In the alphabet soup of neutron stars, there are also Anomalous X-ray Pulsars (AXPs) and Soft Gamma-ray Repeaters (SGRs). Both of these are now considered to be the same kind of objects, magnetars; and another presentation at today's meeting by Dr. Peter Woods et al. supports this connection. These objects periodically but unpredictably erupt with X-ray and gamma-ray light. CCOs and DINSs appear not to have a similar active state.
Although the concept is still speculative, an evolutionary pattern may be emerging, Ibrahim said. The same neutron star, endowed with an ultrahigh magnetic field, may pass through each of these four phases during its lifetime. The proper order, however, remains unclear. "Discussion of such a pattern has surfaced in the scientific community in recent years, and XTE J1810-197's transient nature provides the first tangible evidence in favor of such a kinship," Ibrahim said. "With a few more examples of stars showing a similar trend, a magnetar family tree may emerge."
"The observation implies that magnetars could be more common than what is seen but exist in a prolonged dim state," said team member Dr.

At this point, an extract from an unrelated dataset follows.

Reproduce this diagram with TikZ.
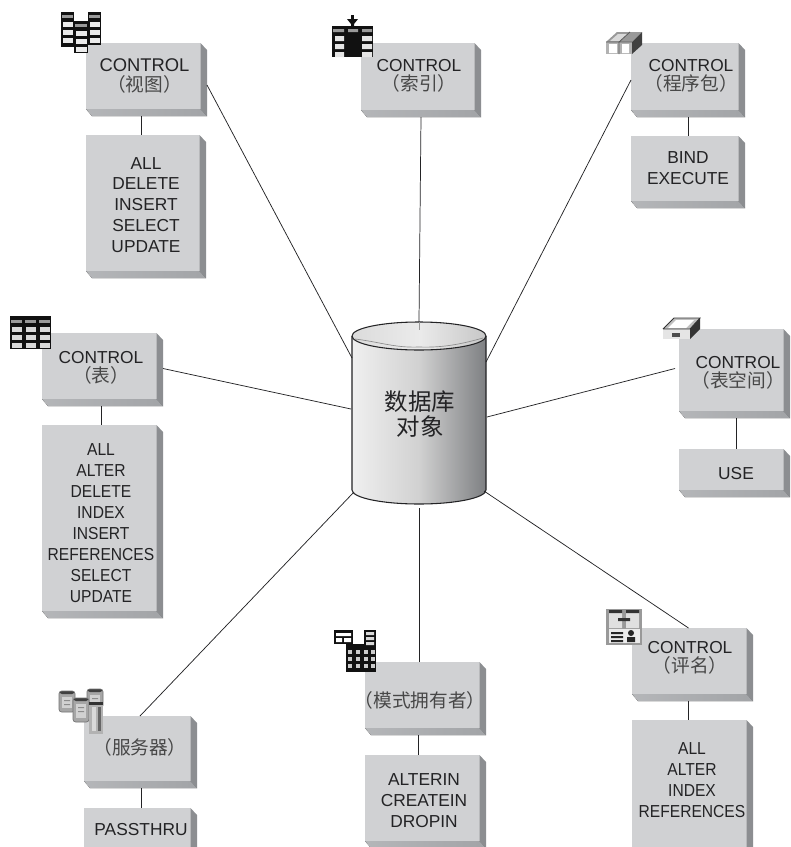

Jean Swank of NASA Goddard.
"Magnetars seem now to be in a perpetual carnival mode; SGRs are turning into AXPs and AXPs can start behaving like SGRs anytime and without warning," said team member Dr. Chryssa Kouveliotou of NASA Marshall, who is receiving the Rossi Award at the AAS meeting for her work on magnetars. "What started with a few odd sources, may soon be proven to encompass a huge number of objects in our Galaxy."
Additional supporting data came from the Interplanetary Network and the Russian-Turkish Optical Telescope. Ibrahim's colleagues on this observation also include Dr. William Parke of George Washington University; Drs. Scott Ransom, Mallory Roberts and Vicky Kaspi of McGill University; Dr. Peter Woods of NASA Marshall; Dr. Samar Safi-Harb of the University of Manitoba; Dr. Sšlen Balman of the Middle East Technical University in Ankara; and Dr. Kevin Hurley of University of California at Berkeley. Drs. Eric Gotthelf and Jules Halpern of Columbia University provided important data from Chandra.